Although The Dead Zone is never explicit about the mechanism of Johnny's new abilities, there's definitely nothing spiritual at work here -- no god or demon has reached beyond the veil to gift this sight to Mr. Smith.  The car accident that put him in a coma and cost him five years simply damaged his brain.  Whether it's a tumor, a clot, or tissue damage is irrelevant -- the fact is that the "Johnny Smith" that got in his car that night is not the same "Johnny Smith" that awoke in a hospital bed five years later.  And the clairvoyance is only the most telling change.  Cronenberg, with a light and subtle hand, makes it clear that he has changed in more fundamental ways than he even recognizes: following the accident Johnny dresses more severely, wears his hair differently, and holds himself with a different posture.  He talks with a different cadence, has difficultly relating to those around him, and no longer adheres to the religion that, at film's beginning, had him rejecting the amorous advances of his girlfriend.  The transformative power of physical corruption is no less horrifying here for it being reflected in the psychological rather than the physiological, as any one who has watched a loved one deal with a disease such as Alzheimer's will surely agree.


Smith's clairvoyant visions are like seizures in their physical manifestation

Christopher Walken is like the platonic ideal of the 1980's Cronenberg hero.  Like James Woods before him, and Jeff Goldblum and John Malkovich after him, Walken is an actor who possesses genuine "movie-star" charisma that never quite hides the reptilian qualities to his manner.  This is perhaps a necessary qualification to play these roles that compel audiences to watch in both horror and sympathy as what makes these men recognizably, socially human is stripped away.  Cronenberg has said of his films of this era that in making them he "related to the disease."  Thus, there's something of the romanticized outsider in Cronenberg's post-humans and homo sapiens in extremis.   It's hard to miss the fact, after all, that the visible aspects of Walken's post-coma transformation make him look like noone so much as Cronenberg himself.

Although Walken dominates the proceedings, Cronenberg stocked the cast with ringers who all acquit themselves well.  Brooke Adams (Days of Heaven) as Johnny's girlfriend Sarah is tasked with being the film's emotional anchor; she compellingly suggests her character's mixed emotional reaction to Johnny's return and difficulties relating to him after the fact.  The always welcome Herbert Lom (A Shot in the Dark) plays Johnny's physician, Dr.
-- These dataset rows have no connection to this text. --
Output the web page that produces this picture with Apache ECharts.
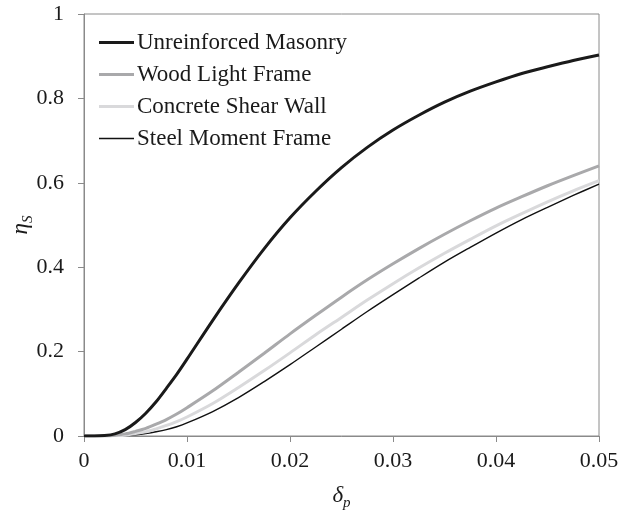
<!DOCTYPE html>
<html>
<head>
<meta charset="utf-8">
<script src="https://cdn.jsdelivr.net/npm/echarts@6/dist/echarts.min.js"></script>
<style>
  html, body { margin: 0; padding: 0; background: #fff; }
  #chart { width: 640px; height: 513px; }
</style>
</head>
<body>
<div id="chart"></div>
<script>
// Drift ratio samples (δp)
const drift = [0, 0.001, 0.002, 0.003, 0.004, 0.005, 0.006, 0.007, 0.008, 0.009, 0.01,
  0.0125, 0.015, 0.0175, 0.02, 0.0225, 0.025, 0.0275, 0.03, 0.0325, 0.035,
  0.0375, 0.04, 0.0425, 0.045, 0.0475, 0.05];

// ηS for each structural type
const unreinforcedMasonry = [0, 0, 0.001, 0.005, 0.015, 0.032, 0.054, 0.081, 0.113, 0.146, 0.182,
  0.274, 0.362, 0.444, 0.517, 0.580, 0.636, 0.684, 0.725, 0.760, 0.791,
  0.817, 0.839, 0.859, 0.875, 0.890, 0.903];
const woodLightFrame = [0, 0, 0.0004, 0.002, 0.005, 0.011, 0.018, 0.028, 0.039, 0.052, 0.067,
  0.107, 0.151, 0.196, 0.242, 0.286, 0.329, 0.370, 0.408, 0.444, 0.478,
  0.510, 0.540, 0.567, 0.593, 0.617, 0.640];
const concreteShearWall = [0, 0, 0.0001, 0.001, 0.002, 0.006, 0.010, 0.017, 0.025, 0.034, 0.045,
  0.077, 0.115, 0.155, 0.197, 0.240, 0.281, 0.322, 0.361, 0.398, 0.433,
  0.466, 0.498, 0.527, 0.555, 0.581, 0.605];
const steelMomentFrame = [0, 0, 0, 0.0003, 0.001, 0.003, 0.006, 0.010, 0.015, 0.022, 0.031,
  0.058, 0.091, 0.129, 0.169, 0.211, 0.253, 0.295, 0.335, 0.374, 0.412,
  0.447, 0.481, 0.513, 0.542, 0.570, 0.597];

const seriesNames = ['Unreinforced Masonry', 'Wood Light Frame', 'Concrete Shear Wall', 'Steel Moment Frame'];
const seriesValues = [unreinforcedMasonry, woodLightFrame, concreteShearWall, steelMomentFrame];
const seriesColors = ['#1a1a1a', '#a9a9ab', '#d9d9db', '#111111'];
const seriesWidths = [3, 3, 3, 1.4];

// Legend swatches: a bar whose thickness follows the line width
// (the path box is always 35 x 3, the painted band sits in its middle)
const thickSwatch = 'path://M0,0H35V3H0Z';
const thinSwatch = 'path://M0,0H35V0.01H0Z M0,0.8H35V2.2H0Z M0,2.99H35V3H0Z';

const serif = '"Liberation Serif", "DejaVu Serif", serif';
const axisGray = '#8a8a8a';

const chart = echarts.init(document.getElementById('chart'), null, { renderer: 'canvas' });

const nameRich = {
  a: { fontFamily: serif, fontStyle: 'italic', fontSize: 23, color: '#1a1a1a', lineHeight: 30, verticalAlign: 'middle' },
  b: { fontFamily: serif, fontStyle: 'italic', fontSize: 15, color: '#1a1a1a', lineHeight: 30, verticalAlign: 'bottom' }
};

chart.setOption({
  animation: false,
  backgroundColor: '#fff',
  grid: {
    left: 84, right: 41, top: 14, bottom: 77,
    outerBoundsMode: 'none',
    containLabel: false,
    show: true, borderColor: axisGray, borderWidth: 1
  },
  legend: {
    orient: 'vertical',
    left: 99, top: 31, padding: 0,
    itemWidth: 35, itemHeight: 3, itemGap: 9,
    data: seriesNames.map((n, i) => ({
      name: n,
      icon: seriesWidths[i] > 2 ? thickSwatch : thinSwatch,
      itemStyle: { color: seriesColors[i], borderWidth: 0 }
    })),
    textStyle: { fontFamily: serif, fontSize: 23, color: '#1a1a1a', lineHeight: 23, padding: [0, 0, 0, -2] }
  },
  xAxis: {
    type: 'value', min: 0, max: 0.05, interval: 0.01,
    name: '{a|δ}{b|p}', nameLocation: 'middle', nameGap: 45, nameMoveOverlap: false,
    nameTextStyle: { rich: nameRich },
    axisLine: { show: true, lineStyle: { color: axisGray, width: 1 } },
    axisTick: { show: true, length: 6, lineStyle: { color: axisGray } },
    axisLabel: { fontFamily: serif, fontSize: 22, color: '#1a1a1a', margin: 14 },
    splitLine: { show: false }
  },
  yAxis: {
    type: 'value', min: 0, max: 1, interval: 0.2,
    name: '{a|η}{b|S}', nameLocation: 'middle', nameGap: 48, nameRotate: 90, nameMoveOverlap: false,
    nameTextStyle: { rich: nameRich },
    axisLine: { show: true, lineStyle: { color: axisGray, width: 1 } },
    axisTick: { show: true, length: 6, lineStyle: { color: axisGray } },
    axisLabel: { fontFamily: serif, fontSize: 22, color: '#1a1a1a', margin: 20 },
    splitLine: { show: false }
  },
  series: seriesNames.map((name, i) => ({
    name: name,
    type: 'line',
    data: drift.map((x, k) => [x, seriesValues[i][k]]),
    showSymbol: false,
    symbol: 'none',
    smooth: 0.3,
    z: 10 - i,
    lineStyle: { color: seriesColors[i], width: seriesWidths[i] },
    itemStyle: { color: seriesColors[i] }
  }))
});
</script>
</body>
</html>
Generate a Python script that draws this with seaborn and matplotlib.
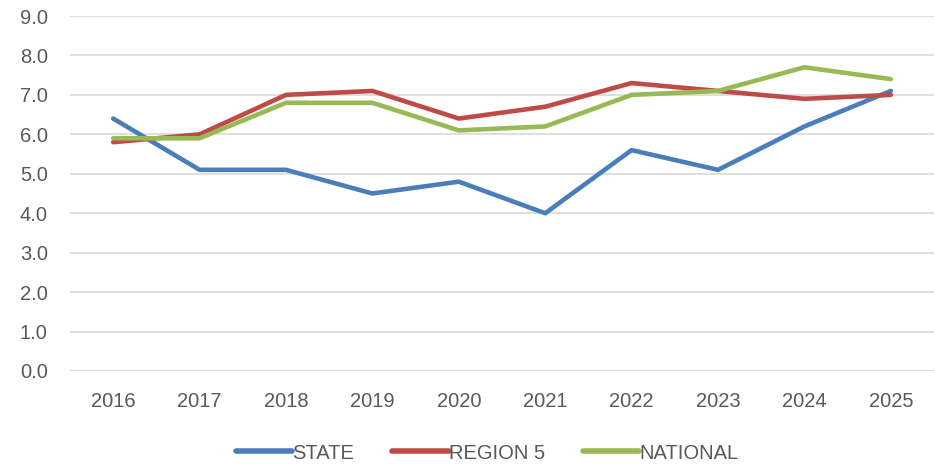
import matplotlib
matplotlib.use("Agg")
import matplotlib.pyplot as plt
import seaborn as sns
import pandas as pd
from matplotlib.ticker import FormatStrFormatter

years = ["2016", "2017", "2018", "2019", "2020", "2021", "2022", "2023", "2024", "2025"]
state = [6.4, 5.1, 5.1, 4.5, 4.8, 4.0, 5.6, 5.1, 6.2, 7.1]
region5 = [5.8, 6.0, 7.0, 7.1, 6.4, 6.7, 7.3, 7.1, 6.9, 7.0]
national = [5.9, 5.9, 6.8, 6.8, 6.1, 6.2, 7.0, 7.1, 7.7, 7.4]
series_names = ["STATE", "REGION 5", "NATIONAL"]
colors = ["#4A7EBB", "#BE4B48", "#98B954"]

df = pd.DataFrame({
    "year": years * 3,
    "value": state + region5 + national,
    "series": [series_names[0]] * len(years) + [series_names[1]] * len(years) + [series_names[2]] * len(years),
})
df["x"] = df["year"].map({y: i for i, y in enumerate(years)})

sns.set_theme(style="white")
plt.rcParams["font.family"] = ["Liberation Sans", "DejaVu Sans"]

fig = plt.figure(figsize=(9.35, 4.69), dpi=100)
ax = fig.add_axes([70 / 935, 1 - 371 / 469, 864 / 935, 355 / 469])

sns.lineplot(data=df, x="x", y="value", hue="series", hue_order=series_names,
             palette=colors, linewidth=3.3, ax=ax, legend=True, sort=False)

ax.set_xlim(-0.5, len(years) - 0.5)
ax.set_ylim(0, 9)
ax.set_yticks(range(0, 10))
ax.yaxis.set_major_formatter(FormatStrFormatter("%.1f"))
ax.set_xticks(range(len(years)))
ax.set_xticklabels(years)
ax.set_xlabel("")
ax.set_ylabel("")
ax.grid(axis="y", color="#D9D9D9", linewidth=1.2)
ax.grid(axis="x", visible=False)
ax.set_axisbelow(True)
for s in ax.spines.values():
    s.set_visible(False)
ax.tick_params(axis="both", length=0, labelsize=14.5, colors="#595959")
ax.tick_params(axis="y", pad=16)
ax.tick_params(axis="x", pad=15)

handles, labels = ax.get_legend_handles_labels()
leg = ax.legend(handles, labels, loc="center", ncol=3, frameon=False, fontsize=14.5,
                handlelength=2.8, handletextpad=0.0, columnspacing=1.9, labelcolor="#595959")
leg.set_bbox_to_anchor((487 / 935, 1 - 453 / 469), transform=fig.transFigure)
for line in leg.get_lines():
    line.set_linewidth(4)

fig.savefig("out.png", dpi=100)
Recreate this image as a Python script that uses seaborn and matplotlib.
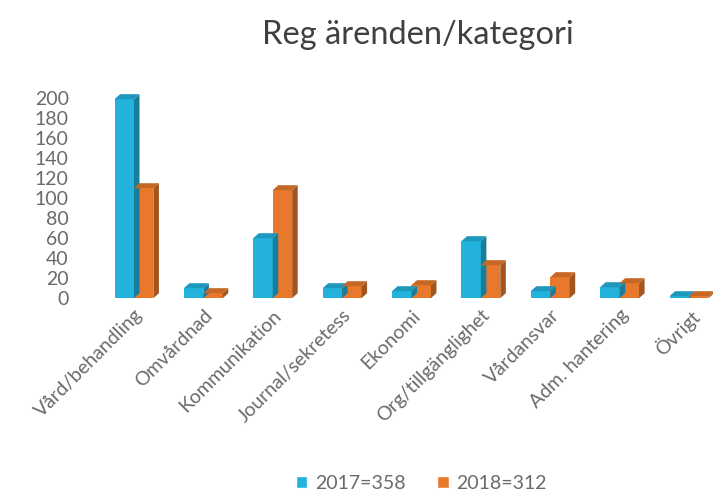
import matplotlib

matplotlib.use("Agg")
import matplotlib.pyplot as plt
import pandas as pd
import seaborn as sns
from matplotlib.colors import to_rgb
from matplotlib.patches import Patch, Polygon

categories = [
    "Vård/behandling",
    "Omvårdnad",
    "Kommunikation",
    "Journal/sekretess",
    "Ekonomi",
    "Org/tillgänglighet",
    "Vårdansvar",
    "Adm. hantering",
    "Övrigt",
]
values_2017 = [199, 10, 60, 10, 7, 57, 7, 11, 2]
values_2018 = [110, 5, 108, 12, 13, 33, 21, 15, 2]
series_labels = ["2017=358", "2018=312"]
y_ticks = list(range(0, 201, 20))

blue = "#22b2dc"
orange = "#e8792c"
text_gray = "#6a6a6a"

df = pd.DataFrame(
    {
        "kategori": categories * 2,
        "antal": values_2017 + values_2018,
        "serie": [series_labels[0]] * len(categories) + [series_labels[1]] * len(categories),
    }
)

sns.set_theme(style="white")
plt.rcParams["font.family"] = ["Lato", "DejaVu Sans"]

fig = plt.figure(figsize=(7.14, 4.97), dpi=100)
ax = fig.add_axes([0.139, 0.40, 0.86, 0.4125])

sns.barplot(
    data=df,
    x="kategori",
    y="antal",
    hue="serie",
    palette=[blue, orange],
    width=0.56,
    saturation=1,
    linewidth=0,
    legend=False,
    ax=ax,
)


def darker(c, f):
    r, g, b = to_rgb(c)
    return (r * f, g * f, b * f)


# fake 3D depth: side and top faces from each bar's geometry
dx, dy = 0.08, 5
for bar in list(ax.patches):
    x0, w, h = bar.get_x(), bar.get_width(), bar.get_height()
    col = bar.get_facecolor()
    side = Polygon(
        [(x0 + w, 0), (x0 + w + dx, dy), (x0 + w + dx, h + dy), (x0 + w, h)],
        closed=True, facecolor=darker(col, 0.7), edgecolor="none", zorder=1,
    )
    top = Polygon(
        [(x0, h), (x0 + dx, h + dy), (x0 + w + dx, h + dy), (x0 + w, h)],
        closed=True, facecolor=darker(col, 0.85), edgecolor="none", zorder=1,
    )
    ax.add_patch(side)
    ax.add_patch(top)

ax.set_xlim(-0.5, 8.35)
ax.set_ylim(0, 205)
ax.set_yticks(y_ticks)
ax.tick_params(axis="y", labelsize=14, labelcolor=text_gray, length=0, pad=22)
ax.tick_params(axis="x", labelsize=14, labelcolor=text_gray, length=0, pad=6)
plt.setp(ax.get_xticklabels(), rotation=45, ha="right", rotation_mode="anchor")
ax.set_xlabel("")
ax.set_ylabel("")
sns.despine(ax=ax, left=True, bottom=True)

fig.text(0.585, 0.93, "Reg ärenden/kategori", ha="center", va="center",
         fontsize=23.5, color="#404040")

handles = [Patch(facecolor=blue, label=series_labels[0]),
           Patch(facecolor=orange, label=series_labels[1])]
fig.legend(
    handles=handles,
    loc="center",
    bbox_to_anchor=(0.59, 0.028),
    ncol=2,
    frameon=False,
    fontsize=14,
    labelcolor=text_gray,
    handlelength=0.6,
    handleheight=0.6,
    handletextpad=0.4,
    columnspacing=1.6,
)

fig.savefig("out.png", dpi=100)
Weizak, as the man who diagnoses the nature of Johnny's new abilities.  His character is essentially a cypher, a construct that serves the purpose of grounding Johnny's clairvoyance in reason and physiology rather than spirituality, but Lom is game and ensures these scenes are consistently engrossing.

Martin Sheen as Greg Stillson: Do not vote for this man
Martin Sheen plays Greg Stillson, a right-wing extremist third-party candidate whose terrifying political future is the catalyst for Johnny's final transformation.  Watching this performance today it's impossible not to compare Sheen's performance as Stillson to his role as President Bartlet in The West Wing.  If Bartlet is the idealization of American democracy in human form, the embodiment of our best dreams about our political system, Stillson is the manifestation of our worst post-Watergate nightmares.  It's hard to say what is more terrifying about Stillson's particular madness:  the lengths to which he will go or the fact that the national spotlight is unable to illuminate it.  If Stillson's psychopathy is invisible until it's too late, despite the eyes of the nation being upon him, how do we trust in the stability, the recognizably "human," in anyone?